Retype only the lines running from the beginning of the entries below to the line with "10), (1, 0, 3)]", both included. Do not include pictures.

▸ DATASET RECORDS
^^^^^^^^^^^^^^^^
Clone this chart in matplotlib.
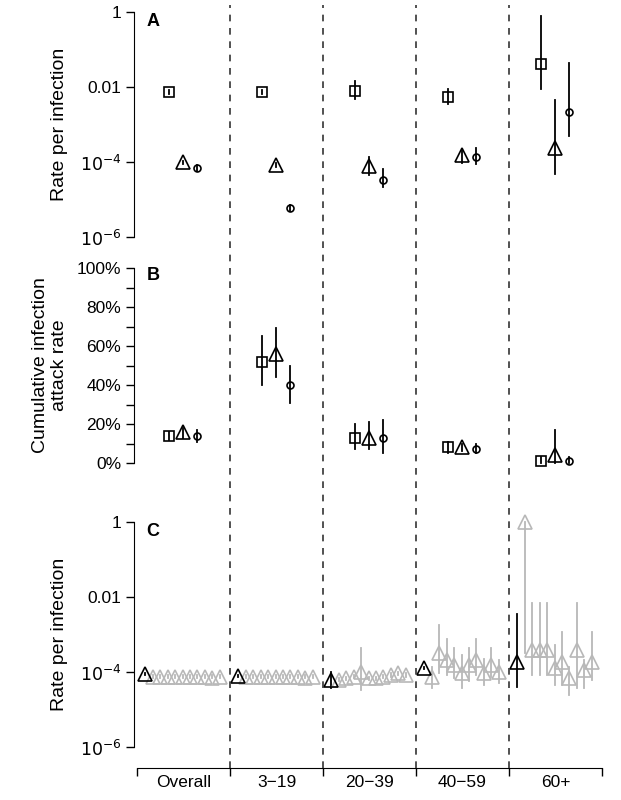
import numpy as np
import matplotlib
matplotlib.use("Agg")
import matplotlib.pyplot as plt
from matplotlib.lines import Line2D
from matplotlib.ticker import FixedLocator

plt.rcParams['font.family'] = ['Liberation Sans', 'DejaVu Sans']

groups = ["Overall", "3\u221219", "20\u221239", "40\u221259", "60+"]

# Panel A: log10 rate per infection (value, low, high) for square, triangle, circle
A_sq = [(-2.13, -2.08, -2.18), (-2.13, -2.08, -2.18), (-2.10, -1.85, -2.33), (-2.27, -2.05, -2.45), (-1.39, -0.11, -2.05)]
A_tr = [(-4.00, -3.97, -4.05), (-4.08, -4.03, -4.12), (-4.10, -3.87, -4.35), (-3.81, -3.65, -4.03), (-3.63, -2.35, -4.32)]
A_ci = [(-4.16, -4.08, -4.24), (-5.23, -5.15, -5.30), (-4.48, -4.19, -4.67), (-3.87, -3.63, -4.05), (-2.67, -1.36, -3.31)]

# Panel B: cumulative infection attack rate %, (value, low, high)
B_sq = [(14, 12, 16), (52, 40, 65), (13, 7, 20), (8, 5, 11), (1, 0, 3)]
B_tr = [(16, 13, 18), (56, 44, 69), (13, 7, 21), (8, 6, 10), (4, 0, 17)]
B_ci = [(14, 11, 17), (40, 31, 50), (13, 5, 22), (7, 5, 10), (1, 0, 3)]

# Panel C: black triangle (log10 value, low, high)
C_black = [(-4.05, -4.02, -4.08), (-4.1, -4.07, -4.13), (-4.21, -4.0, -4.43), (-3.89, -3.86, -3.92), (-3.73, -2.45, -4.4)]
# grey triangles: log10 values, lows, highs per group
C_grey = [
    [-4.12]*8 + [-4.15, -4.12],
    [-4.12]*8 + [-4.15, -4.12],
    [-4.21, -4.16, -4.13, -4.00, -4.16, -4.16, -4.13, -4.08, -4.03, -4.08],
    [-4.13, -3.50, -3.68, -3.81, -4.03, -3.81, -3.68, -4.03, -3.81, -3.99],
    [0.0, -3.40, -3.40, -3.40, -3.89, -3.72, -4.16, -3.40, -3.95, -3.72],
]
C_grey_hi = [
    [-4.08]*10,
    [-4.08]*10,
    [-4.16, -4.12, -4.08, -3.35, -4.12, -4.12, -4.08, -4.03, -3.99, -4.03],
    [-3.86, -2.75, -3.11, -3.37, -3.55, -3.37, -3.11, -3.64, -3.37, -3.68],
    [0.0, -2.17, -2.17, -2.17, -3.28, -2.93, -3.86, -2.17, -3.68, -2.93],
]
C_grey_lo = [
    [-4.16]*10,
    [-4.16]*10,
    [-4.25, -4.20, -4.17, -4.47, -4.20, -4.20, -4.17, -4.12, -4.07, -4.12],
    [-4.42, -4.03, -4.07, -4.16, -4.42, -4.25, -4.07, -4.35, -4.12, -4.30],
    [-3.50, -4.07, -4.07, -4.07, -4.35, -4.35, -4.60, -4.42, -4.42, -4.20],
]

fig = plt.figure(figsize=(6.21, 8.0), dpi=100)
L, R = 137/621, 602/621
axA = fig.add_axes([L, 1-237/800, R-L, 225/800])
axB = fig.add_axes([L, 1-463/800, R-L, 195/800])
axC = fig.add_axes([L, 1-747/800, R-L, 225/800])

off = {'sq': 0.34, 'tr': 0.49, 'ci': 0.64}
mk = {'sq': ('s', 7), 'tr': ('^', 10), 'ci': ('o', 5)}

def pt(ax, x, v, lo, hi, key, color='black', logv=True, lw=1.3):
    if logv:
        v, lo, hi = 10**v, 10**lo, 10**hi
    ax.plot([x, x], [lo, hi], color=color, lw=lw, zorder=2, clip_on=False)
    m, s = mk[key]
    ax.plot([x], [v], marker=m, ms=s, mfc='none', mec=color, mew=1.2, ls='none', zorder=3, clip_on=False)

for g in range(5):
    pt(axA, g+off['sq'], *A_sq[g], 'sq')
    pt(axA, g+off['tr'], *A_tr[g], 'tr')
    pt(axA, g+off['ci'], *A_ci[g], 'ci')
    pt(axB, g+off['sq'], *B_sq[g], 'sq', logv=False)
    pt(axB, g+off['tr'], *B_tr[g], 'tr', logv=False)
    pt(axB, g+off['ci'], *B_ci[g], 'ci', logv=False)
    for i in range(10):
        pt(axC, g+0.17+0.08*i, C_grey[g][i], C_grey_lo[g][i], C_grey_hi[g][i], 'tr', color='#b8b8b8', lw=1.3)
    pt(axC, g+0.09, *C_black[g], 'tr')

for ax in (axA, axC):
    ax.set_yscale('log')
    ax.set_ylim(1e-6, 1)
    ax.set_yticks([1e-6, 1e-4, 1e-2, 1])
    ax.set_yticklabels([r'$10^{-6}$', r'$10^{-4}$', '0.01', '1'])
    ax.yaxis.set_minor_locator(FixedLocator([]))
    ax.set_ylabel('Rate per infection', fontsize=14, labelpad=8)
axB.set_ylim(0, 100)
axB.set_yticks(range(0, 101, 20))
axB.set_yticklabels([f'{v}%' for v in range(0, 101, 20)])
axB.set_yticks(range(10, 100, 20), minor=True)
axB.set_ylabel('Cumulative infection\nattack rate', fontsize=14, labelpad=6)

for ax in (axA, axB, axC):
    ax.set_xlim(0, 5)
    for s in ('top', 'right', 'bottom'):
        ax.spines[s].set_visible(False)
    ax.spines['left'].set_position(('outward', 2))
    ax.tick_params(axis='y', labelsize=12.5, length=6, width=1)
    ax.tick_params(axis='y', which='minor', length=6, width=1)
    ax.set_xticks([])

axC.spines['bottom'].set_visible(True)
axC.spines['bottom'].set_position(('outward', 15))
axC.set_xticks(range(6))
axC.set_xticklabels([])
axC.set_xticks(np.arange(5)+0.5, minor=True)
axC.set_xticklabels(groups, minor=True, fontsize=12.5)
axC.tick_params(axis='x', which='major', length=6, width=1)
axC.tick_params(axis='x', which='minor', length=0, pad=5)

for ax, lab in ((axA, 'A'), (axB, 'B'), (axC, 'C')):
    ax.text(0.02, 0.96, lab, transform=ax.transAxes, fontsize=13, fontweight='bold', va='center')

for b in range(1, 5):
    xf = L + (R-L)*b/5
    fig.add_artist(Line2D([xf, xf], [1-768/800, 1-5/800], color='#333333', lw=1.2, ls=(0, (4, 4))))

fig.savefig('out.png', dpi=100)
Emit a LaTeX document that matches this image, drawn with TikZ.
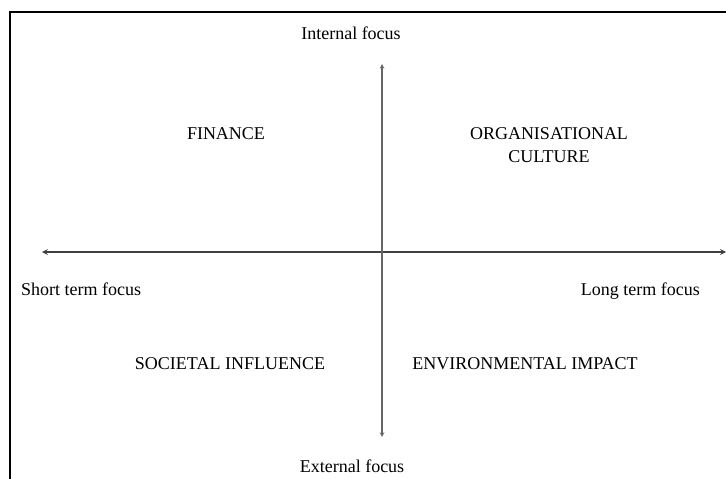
^^^^^^^^^^^^^^^^
▸ EXERCISE OUTPUT
Clone this chart in matplotlib.
import numpy as np
import matplotlib
matplotlib.use("Agg")
import matplotlib.pyplot as plt
from matplotlib.lines import Line2D
from matplotlib.ticker import FixedLocator

plt.rcParams['font.family'] = ['Liberation Sans', 'DejaVu Sans']

groups = ["Overall", "3\u221219", "20\u221239", "40\u221259", "60+"]

# Panel A: log10 rate per infection (value, low, high) for square, triangle, circle
A_sq = [(-2.13, -2.08, -2.18), (-2.13, -2.08, -2.18), (-2.10, -1.85, -2.33), (-2.27, -2.05, -2.45), (-1.39, -0.11, -2.05)]
A_tr = [(-4.00, -3.97, -4.05), (-4.08, -4.03, -4.12), (-4.10, -3.87, -4.35), (-3.81, -3.65, -4.03), (-3.63, -2.35, -4.32)]
A_ci = [(-4.16, -4.08, -4.24), (-5.23, -5.15, -5.30), (-4.48, -4.19, -4.67), (-3.87, -3.63, -4.05), (-2.67, -1.36, -3.31)]

# Panel B: cumulative infection attack rate %, (value, low, high)
B_sq = [(14, 12, 16), (52, 40, 65), (13, 7, 20), (8, 5, 11), (1, 0, 3)]
B_tr = [(16, 13, 18), (56, 44, 69), (13, 7, 21), (8, 6, 10), (4, 0, 17)]
B_ci = [(14, 11, 17), (40, 31, 50), (13, 5, 22), (7, 5, 10), (1, 0, 3)]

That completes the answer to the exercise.